The rest of the time, while you’re still depriving your opponent of a Special Energy they had already attached, you’re also giving them the chance to draw into or search out that Special Energy card and use it again.  I almost dismissed Fan of Waves for this reason: why run it instead of Enhanced Hammer?

  • Enhanced Hammer hasn’t been Standard-legal for a few years.
  • Fan of Waves can make use of Rapid Strike support.

The first point should be super obvious, but I’d actually spaced it off.  You could use Crushing Hammer instead, which can target any Energy (not just Special Energy), but it requires a coin flip.  Crushing Hammer and Enhanced Hammer were introduced to the game around the same time, seemingly meant to compliment each other.  So there’s a very clear role for Fan of Waves.  What’s more, even when we stick to only the currently available Rapid Strike support, there’s an important partner for Fan of Waves: Octillery (SW – Battle Styles 037/163, 178/163; SW – Black Star Promos SWSH089).  Whether you’re running one Fan of Waves or four, being able to get them the exact turn you need them via Octillery’s Ability is pretty sweet.

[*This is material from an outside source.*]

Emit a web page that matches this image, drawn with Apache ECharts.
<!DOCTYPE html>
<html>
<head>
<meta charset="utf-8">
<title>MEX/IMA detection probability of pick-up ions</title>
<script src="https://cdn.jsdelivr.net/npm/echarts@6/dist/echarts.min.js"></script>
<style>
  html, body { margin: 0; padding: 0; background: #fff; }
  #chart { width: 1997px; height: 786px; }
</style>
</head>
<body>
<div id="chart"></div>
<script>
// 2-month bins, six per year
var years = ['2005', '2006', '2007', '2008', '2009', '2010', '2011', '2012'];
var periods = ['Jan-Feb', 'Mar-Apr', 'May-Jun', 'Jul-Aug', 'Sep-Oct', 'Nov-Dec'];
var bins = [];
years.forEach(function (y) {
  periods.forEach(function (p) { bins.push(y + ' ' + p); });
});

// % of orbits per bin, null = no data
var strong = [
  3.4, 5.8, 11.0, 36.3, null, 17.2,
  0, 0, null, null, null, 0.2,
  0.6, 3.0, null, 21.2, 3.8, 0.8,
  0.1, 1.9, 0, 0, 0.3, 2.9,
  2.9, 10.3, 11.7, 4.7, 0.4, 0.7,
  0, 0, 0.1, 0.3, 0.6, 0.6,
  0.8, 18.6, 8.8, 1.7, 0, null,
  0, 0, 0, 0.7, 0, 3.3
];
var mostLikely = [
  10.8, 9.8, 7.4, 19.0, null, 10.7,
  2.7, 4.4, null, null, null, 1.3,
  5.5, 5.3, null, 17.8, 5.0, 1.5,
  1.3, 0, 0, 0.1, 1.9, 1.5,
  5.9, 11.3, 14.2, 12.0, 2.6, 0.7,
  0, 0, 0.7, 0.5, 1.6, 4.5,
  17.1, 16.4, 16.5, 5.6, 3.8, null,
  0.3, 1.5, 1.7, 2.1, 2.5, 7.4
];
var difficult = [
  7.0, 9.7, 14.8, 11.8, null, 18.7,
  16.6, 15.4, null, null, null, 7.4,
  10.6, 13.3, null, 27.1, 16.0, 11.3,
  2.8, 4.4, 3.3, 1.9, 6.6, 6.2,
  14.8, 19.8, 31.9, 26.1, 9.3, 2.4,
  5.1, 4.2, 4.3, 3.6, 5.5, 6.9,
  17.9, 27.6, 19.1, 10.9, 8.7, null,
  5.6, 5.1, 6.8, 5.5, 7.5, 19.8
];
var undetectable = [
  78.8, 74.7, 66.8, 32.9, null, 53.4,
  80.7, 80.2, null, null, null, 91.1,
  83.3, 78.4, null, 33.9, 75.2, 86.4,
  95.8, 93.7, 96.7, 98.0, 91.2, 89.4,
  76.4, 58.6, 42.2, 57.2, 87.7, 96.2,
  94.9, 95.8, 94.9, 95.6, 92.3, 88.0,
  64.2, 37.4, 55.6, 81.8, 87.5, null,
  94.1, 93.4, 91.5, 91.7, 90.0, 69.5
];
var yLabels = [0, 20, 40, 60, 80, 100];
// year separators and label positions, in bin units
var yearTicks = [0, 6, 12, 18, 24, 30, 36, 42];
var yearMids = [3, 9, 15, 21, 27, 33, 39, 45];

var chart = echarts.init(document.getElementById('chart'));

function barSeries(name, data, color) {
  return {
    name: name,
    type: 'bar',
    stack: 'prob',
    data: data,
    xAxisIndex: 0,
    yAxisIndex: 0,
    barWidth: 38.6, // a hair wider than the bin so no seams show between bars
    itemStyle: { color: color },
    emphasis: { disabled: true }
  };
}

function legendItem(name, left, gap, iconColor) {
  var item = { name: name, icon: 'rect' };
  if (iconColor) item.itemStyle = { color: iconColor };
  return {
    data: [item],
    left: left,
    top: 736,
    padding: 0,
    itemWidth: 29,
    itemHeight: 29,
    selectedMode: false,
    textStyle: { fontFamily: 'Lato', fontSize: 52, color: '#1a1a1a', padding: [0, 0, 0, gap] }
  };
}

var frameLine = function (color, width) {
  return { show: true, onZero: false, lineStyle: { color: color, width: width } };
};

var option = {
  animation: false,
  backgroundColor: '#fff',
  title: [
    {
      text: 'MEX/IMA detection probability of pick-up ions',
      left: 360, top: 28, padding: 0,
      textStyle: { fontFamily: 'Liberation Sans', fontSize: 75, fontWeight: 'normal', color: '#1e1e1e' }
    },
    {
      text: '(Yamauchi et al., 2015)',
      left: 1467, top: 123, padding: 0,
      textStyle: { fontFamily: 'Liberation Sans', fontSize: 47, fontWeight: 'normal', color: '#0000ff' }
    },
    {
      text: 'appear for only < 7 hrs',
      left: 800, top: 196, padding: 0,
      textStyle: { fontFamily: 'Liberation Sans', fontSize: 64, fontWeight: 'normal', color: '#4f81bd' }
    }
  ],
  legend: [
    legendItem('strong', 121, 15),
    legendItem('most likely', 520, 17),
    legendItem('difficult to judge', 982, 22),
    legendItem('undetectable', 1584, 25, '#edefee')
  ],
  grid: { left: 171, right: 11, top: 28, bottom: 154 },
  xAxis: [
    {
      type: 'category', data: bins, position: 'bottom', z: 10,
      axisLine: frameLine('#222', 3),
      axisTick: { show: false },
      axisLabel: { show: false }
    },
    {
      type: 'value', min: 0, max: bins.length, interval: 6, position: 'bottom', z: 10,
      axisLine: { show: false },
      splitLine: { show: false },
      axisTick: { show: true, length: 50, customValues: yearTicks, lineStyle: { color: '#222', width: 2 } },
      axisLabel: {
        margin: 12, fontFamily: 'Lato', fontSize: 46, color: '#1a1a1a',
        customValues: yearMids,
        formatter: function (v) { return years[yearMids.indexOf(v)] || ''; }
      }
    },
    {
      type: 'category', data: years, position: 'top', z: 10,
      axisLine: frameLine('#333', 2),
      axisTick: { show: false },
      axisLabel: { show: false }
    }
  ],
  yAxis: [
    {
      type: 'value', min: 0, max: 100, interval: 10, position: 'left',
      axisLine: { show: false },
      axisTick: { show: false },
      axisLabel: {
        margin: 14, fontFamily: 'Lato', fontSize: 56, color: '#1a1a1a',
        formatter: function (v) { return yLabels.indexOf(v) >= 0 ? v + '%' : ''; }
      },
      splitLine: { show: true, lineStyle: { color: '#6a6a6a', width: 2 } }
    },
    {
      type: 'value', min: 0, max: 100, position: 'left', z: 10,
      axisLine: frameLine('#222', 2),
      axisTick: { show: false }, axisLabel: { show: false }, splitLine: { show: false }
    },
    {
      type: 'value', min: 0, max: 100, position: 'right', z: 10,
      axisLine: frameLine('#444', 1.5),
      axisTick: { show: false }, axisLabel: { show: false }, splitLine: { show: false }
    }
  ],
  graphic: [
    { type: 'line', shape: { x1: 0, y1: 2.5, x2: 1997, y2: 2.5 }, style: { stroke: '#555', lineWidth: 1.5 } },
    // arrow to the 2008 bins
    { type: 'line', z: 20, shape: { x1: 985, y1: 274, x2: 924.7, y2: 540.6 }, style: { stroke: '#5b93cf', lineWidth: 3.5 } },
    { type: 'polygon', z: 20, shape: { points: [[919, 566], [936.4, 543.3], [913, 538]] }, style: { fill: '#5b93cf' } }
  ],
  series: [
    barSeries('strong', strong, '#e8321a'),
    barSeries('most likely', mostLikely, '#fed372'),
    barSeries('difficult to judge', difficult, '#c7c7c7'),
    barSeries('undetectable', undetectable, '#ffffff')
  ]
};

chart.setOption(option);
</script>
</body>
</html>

That isn’t the end of the analysis, though.  Enhanced Hammer wasn’t a staple during its entire Standard-legal run.  There were plenty of times when it was merely a good card, but one most decks skipped due to lack of space.  If a deck doesn’t run any Special Energy cards, Fan of Waves ain’t doing anything to them.  Just like there’s one Special Energy card Fan of Waves hurts a bit more, there’s one it cannot hurt at all; Triple Acceleration Energy discards itself at the end of your turn.  Some attackers discard all attached Energy; another issue for Fan of Waves.  While quite rare, sometimes we get a deck that runs zero Energy; another time when Fan of Waves isn’t helping.

So let me focus on where Fan of Waves does help.  Your opponent is going to have to weigh whether or not it is worth building ahead.  If you’re able to set their next attacker back while your own Pokémon deal with their current one, Fan of Waves is doing its job.  If a Pokémon VMAX – or anything you cannot KO that turn – is being Enhanced by a Special Energy card, reduce its effectiveness for the next turn.  Perhaps the best use is when your opponent is heavily relying on a passive buff.  Something like Weakness Guard Energy is itself a counter, to keep your Pokémon’s Weakness from leading to an easy KO.  Fan of Waves preserves your advantage, and in the case of Weakness, that’s usually pretty massive.

Ratings

  • Standard: 3/5
  • Expanded: 2/5

Fan of Waves is a solid addition to the Standard Format, but I don’t think it can compete with Enhanced Hammer in Expanded.  The only reason it avoids a one-out-of-five in Expanded is I cannot rule out Rapid Strike decks here, and a successful one might still run Fan of Waves.  The caveat is that all of this is very metagame sensitive.  We see more and more decks built around Special Energy cards that are not hitting the discard pile through natural means, and Fan of Waves (like Enhanced Hammer), gets better.  Fan of Waves was still good enough to make my own countdown, just not this high.